(If I did that right, it says "Jheti's Horrible Adventure". If I did not do it right, it says "A Horrible Jheti of Secrets", or something similarly WIRONG. XD)
Then again, About.com swears that "Nante koto kashira!" is female!Japanese for "Jesus Christ!" and that's wrong. "Nante koto kashira", contextually, would be, "I don't fucking believe it!"
I'mma say this just once, so listen, oye, ore, ore, ore!
What we say don't matter. For instance, "I swear on a stack of Bibles!" does not involve a large pile of holy paper. (Unless you're in court.) All it means is, "I'm totally fucking SERIOUS HERE, DUDE."
Nouns are pretty, and solid, and also mostly irrelevant in social context because of figures of speech, ornaments thereof, usage patterns, etc. etc. etc., and that's WAAAY more true when you're learning a language different from your own. That is, using the words the right way is infinitely mas importante than knowing what they mean.
I could go on about sono, kono, and ano. They're like ese and esos, or this and that.
But, taken collectively, and said with a shruggish gesture, sono, kono, ano is EXACTLY. Like saying, "this, that, and the other thing". For example, in conversation you might say, "Sally said this and that and the other thing," and that's how you would do it.
Even though ano means "that OVER THERE", directionally.
Bonus Lesson!
Ano is also Japanese for "Ummmm..." or "Uhh..." and is used to pause for thought without looking rude.
Okay, I'm done, I swear. On a stack of Bibles.
I could, actually. I own four. My relatives used to give them to me at Christmas, in apparent fear for my soul.
Anyway, my day.
I woke up hungry and skipped breakfast to catch the bus.
I fed baby and took her for walkies, and studied mythology in the library at teacher's insistence, and all was bliss.
Until. *Roll the black clouds in from stage right, and cue the ominous music...*
The bus arrived.
It was about twenty minutes late, too, but what the hell? Where was the harm? The call signs were for my city, and I even ASKED THE DRIVER, "Are y'all goin' to (my city)?" and he was all, "Yeah! Yeah! Get on!"
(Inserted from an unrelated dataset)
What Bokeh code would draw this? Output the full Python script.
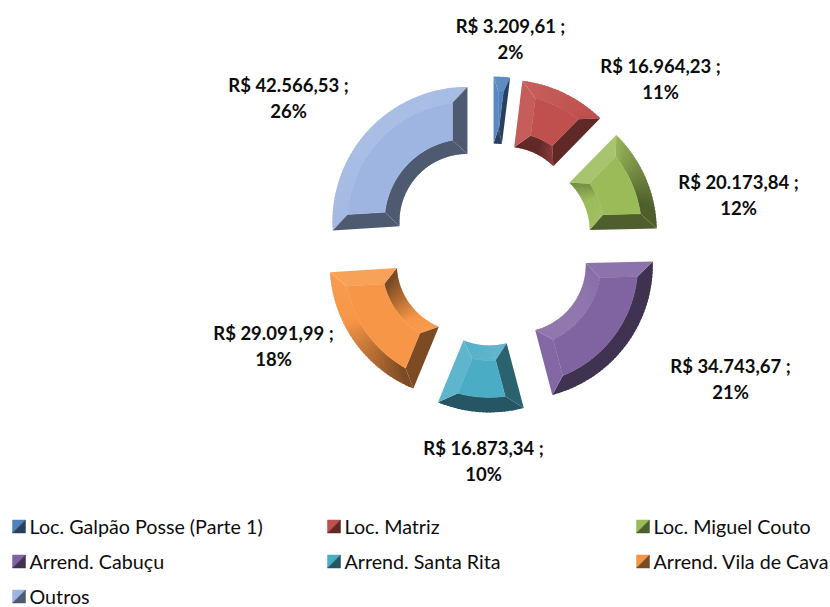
import numpy as np
from bokeh.plotting import figure
from bokeh.models import Range1d
from bokeh.embed import file_html
from bokeh.resources import INLINE
from bokeh.core.properties import value

# ---------------- data ----------------
categories = ["Loc. Galpão Posse (Parte 1)", "Loc. Matriz", "Loc. Miguel Couto",
              "Arrend. Cabuçu", "Arrend. Santa Rita", "Arrend. Vila de Cava", "Outros"]
values = [3209.61, 16964.23, 20173.84, 34743.67, 16873.34, 29091.99, 42566.53]
pct_labels = ["2%", "11%", "12%", "21%", "10%", "18%", "26%"]
colors = ["#4F81BD", "#C0504D", "#9BBB59", "#8064A2", "#4BACC6", "#F79646", "#9DB5E0"]

# ---------------- layout / style ----------------
W, H = 830, 607
CX, CY = 491.0, 244.0
R_OUT, R_IN = 135.0, 68.0
EXPLODE = 33.0
BEVEL = 15.0
LIGHT = np.array([-0.6, -0.8])
LABEL_XY = [(510, 25), (660, 65), (738, 181), (730, 365), (483, 447), (273, 332), (288, 84)]
LINE_GAP = 26
LEG_COLS = [12, 327, 636]
LEG_ROWS = [526, 561, 596]
LEG_BOX = 13


def hex2rgb(h):
    h = h.lstrip("#")
    return np.array([int(h[i:i + 2], 16) for i in (0, 2, 4)], dtype=float)


def rgb2hex(c):
    c = np.clip(np.round(c), 0, 255).astype(int)
    return "#%02x%02x%02x" % tuple(c)


def shade(h, k):
    c = hex2rgb(h)
    if k >= 0:
        c = c + (255 - c) * 0.16 * k
    else:
        c = c * (1 - 0.5 * min(1.0, 1.5 * (-k)))
    return rgb2hex(c)


def direction(th):
    return np.array([np.sin(th), -np.cos(th)])


def pt(c, rho, th):
    return (c[0] + rho * np.sin(th), c[1] - rho * np.cos(th))


p = figure(width=W, height=H, x_range=Range1d(0, W), y_range=Range1d(H, 0),
           output_backend="svg", toolbar_location=None,
           x_axis_type=None, y_axis_type=None, min_border=0)
p.outline_line_color = None
p.background_fill_color = "white"

total = float(sum(values))
fr = np.array(values) / total
cum = np.concatenate([[0], np.cumsum(fr)]) * 2 * np.pi
L = LIGHT / np.linalg.norm(LIGHT)

bx, by, bc = [], [], []   # bevel bands
fx, fy, fc = [], [], []   # faces


def add(poly, col, face=False):
    tx_ = [q[0] for q in poly]
    ty_ = [q[1] for q in poly]
    if face:
        fx.append(tx_); fy.append(ty_); fc.append(col)
    else:
        bx.append(tx_); by.append(ty_); bc.append(col)


for i, col in enumerate(colors):
    th1, th2 = cum[i], cum[i + 1]
    mid = 0.5 * (th1 + th2)
    c = (CX + EXPLODE * np.sin(mid), CY - EXPLODE * np.cos(mid))
    wr = BEVEL
    half = 0.5 * (th2 - th1)
    ws = min(BEVEL, 0.95 * (R_IN + wr) * np.sin(half))
    ai1 = th1 + np.arcsin(ws / (R_IN + wr)); ai2 = th2 - np.arcsin(ws / (R_IN + wr))
    ao1 = th1 + np.arcsin(ws / (R_OUT - wr)); ao2 = th2 - np.arcsin(ws / (R_OUT - wr))
    n = max(2, int(np.degrees(th2 - th1) / 1.5))
    t = np.linspace(th1, th2, n + 1)
    fo = np.linspace(ao1, ao2, n + 1)
    fi = np.linspace(ai1, ai2, n + 1)
    for k in range(n):
        k2 = min(k + 2, n)  # overlap into next segment to hide seams
        tm = 0.5 * (t[k] + t[k + 1])
        ko = float(direction(tm) @ L) - 0.2
        add([pt(c, R_OUT, t[k]), pt(c, R_OUT, 0.5 * (t[k + 1] + t[k2])),
             pt(c, R_OUT - wr, 0.5 * (fo[k + 1] + fo[k2])), pt(c, R_OUT - wr, fo[k])],
            shade(col, ko))
        ki = float(-direction(tm) @ L) - 0.2
        add([pt(c, R_IN, t[k]), pt(c, R_IN, 0.5 * (t[k + 1] + t[k2])),
             pt(c, R_IN + wr, 0.5 * (fi[k + 1] + fi[k2])), pt(c, R_IN + wr, fi[k])],
            shade(col, ki))
    ks = float(direction(th1 - np.pi / 2) @ L) - 0.2
    add([pt(c, R_IN, th1), pt(c, R_OUT, th1), pt(c, R_OUT - wr, ao1), pt(c, R_IN + wr, ai1)],
        shade(col, ks))
    ke = float(direction(th2 + np.pi / 2) @ L) - 0.2
    add([pt(c, R_IN, th2), pt(c, R_OUT, th2), pt(c, R_OUT - wr, ao2), pt(c, R_IN + wr, ai2)],
        shade(col, ke))
    arc_o = [pt(c, R_OUT - wr, a) for a in np.linspace(ao1, ao2, 60)]
    arc_i = [pt(c, R_IN + wr, a) for a in np.linspace(ai2, ai1, 60)]
    add(arc_o + arc_i, col, face=True)

p.patches(xs=bx, ys=by, fill_color=bc, line_color=None)
p.patches(xs=fx, ys=fy, fill_color=fc, line_color=fc, line_width=0.4)


# ---------------- data labels ----------------
def brl(v):
    s = f"{v:,.2f}"
    s = s.replace(",", "X").replace(".", ",").replace("X", ".")
    return f"R$ {s} ;"


lab1 = [brl(v) for v in values]
lx = [q[0] for q in LABEL_XY]
ly1 = [q[1] for q in LABEL_XY]
ly2 = [q[1] + LINE_GAP for q in LABEL_XY]
for yy, tt in ((ly1, lab1), (ly2, pct_labels)):
    p.text(x=lx, y=yy, text=tt, text_align="center", text_baseline="middle",
           text_font=value("Lato"), text_font_style="bold", text_font_size="18.5px",
           text_color="#0d0d0d")

# ---------------- legend ----------------
kx, ky, kc, tx, tyy = [], [], [], [], []
for i, name in enumerate(categories):
    col_i, row_i = i % 3, i // 3
    x0 = LEG_COLS[col_i]
    yc = LEG_ROWS[row_i]
    y0 = yc - LEG_BOX / 2
    x1, y1 = x0 + LEG_BOX, y0 + LEG_BOX
    kx.append([x0, x1, x0]); ky.append([y0, y0, y1]); kc.append(colors[i])
    kx.append([x1, x1, x0]); ky.append([y0, y1, y1]); kc.append(shade(colors[i], -0.9))
    tx.append(x1 + 4); tyy.append(yc)
p.patches(xs=kx, ys=ky, fill_color=kc, line_color=kc, line_width=0.5)
p.text(x=tx, y=tyy, text=categories, text_align="left", text_baseline="middle",
       text_font=value("Lato"), text_font_size="19.7px", text_color="#0d0d0d")

open("out.html", "w").write(file_html(p, INLINE))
Because, usually, they will leave their call signs up and never change them no matter what fucking route they're currently in the process of running. So I asked ahead, and got the right response.
I thought.
It took me a little while to realize how horribly, utterly not right something was. I saw a familiar chicken restaurant out the window, freaked out (silently, something I've learned to do through three years of panic attacks), and called for the next stop immediately. I slipped out the back and walked.
Eight and a half blocks. Carrying twenty pounds of bag/book/notes/baby!sugar!angel!princess etc. Through a moderately not-nice part of town. People have been shot on that street. I am not making that up, my hand to god, they were fucking shot. With bullets. Whether they were killed slips my memory. Anyway.
Thank god it was daytime. By day, everywhere is just like Disney World. Only with more litter.
I got the usual assortment of drive-by honkings and bystander catcalls.
Did you know, no matter how fat you are, eventually your legs just kind of go numb and you can do anything? It was either euphoria or heat exhaustion. Splendid cure for pain. I felt nothing from my tits down. It was awesome.
When at last the outdoor water fountains came into view, I WANTED. I almost sat down/fell down flat on my ass from wanting water so bad. The fountain, long-unused, was encrusted with bird shit, and I was actually drooling. Over the prospect of water. It was kind of surreal.
I'm not sure how I got past it and into the building to the fountains I could actually drink from. People stared. They do that. Water! MINE. I pay to go to school here, I can fucking well drink ALL THE WATER and not leave anyone else ANY. Ever.
But yah that's how that went. Eight blocks to stagger through the building and then all the way across campus to the exact. Same. Stop. It only took me about half an hour, too. I got to sit and wait for another one. Ish.